Natural resistance of acute myeloid leukemia cell lines to mitoxantrone is associated with lack of apoptosis

Abstract

The purpose of this study was to characterize mitoxantrone-induced cytotoxicity in KG1a and TF-1, two P-glycoprotein expressing AML cell lines which display early differentiation phenotypes, compared to more mature HL-60 and U937 cells. KG1a and TF-1 cells were found to be 30–40-fold more resistant to mitoxantrone than HL-60 and U937 cells. Uptake and efflux of mitoxantrone were similar for all cell lines. Moreover, a potent P-glycoprotein blocker (PSC833) had no impact on either accumulation or efflux. No differences were found in the appearance and removal of mitoxantrone-induced DNA–protein complexes. These results suggest that resistance of KG1a and TF-1 cells is not related to a decreased interaction between mitoxantrone and topoisomerase II. Further studies showed that the mechanisms of cell death were different for sensitive and resistant cell lines.

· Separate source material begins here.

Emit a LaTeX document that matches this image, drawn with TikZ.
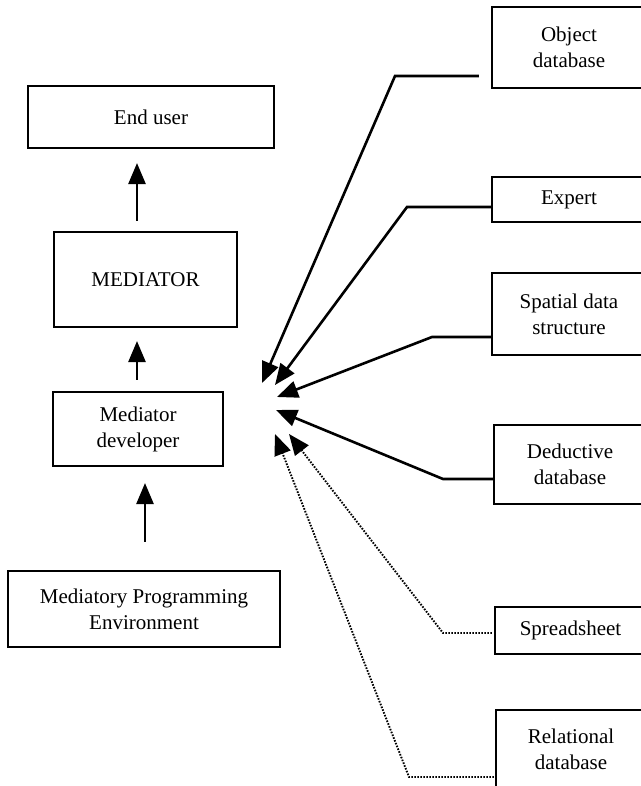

Thus, mitoxantrone induced rapid apoptotic cell death in sensitive cells as indicated by characteristic morphological changes and both high molecular weight and internucleosomal DNA fragmentation. In contrast, mitoxantrone induced a G₂-M block in resistant cells followed by a progressive loss of viability with necrotic features. Neither oligonucleosomal nor large DNA fragments were detected in these cells during a post-treatment period of up to 96 h. Finally, drug-induced activation of the AP-1 transcription factor was higher in resistant cell lines than in sensitive ones whereas activation of NF-κ B was comparable. Therefore, our study provides evidence that certain AML cells display natural resistance to mitoxantrone which is independent of drug transport and drug–target interactions but appears to be associated with the inability of the drug to induce apoptosis in these cells.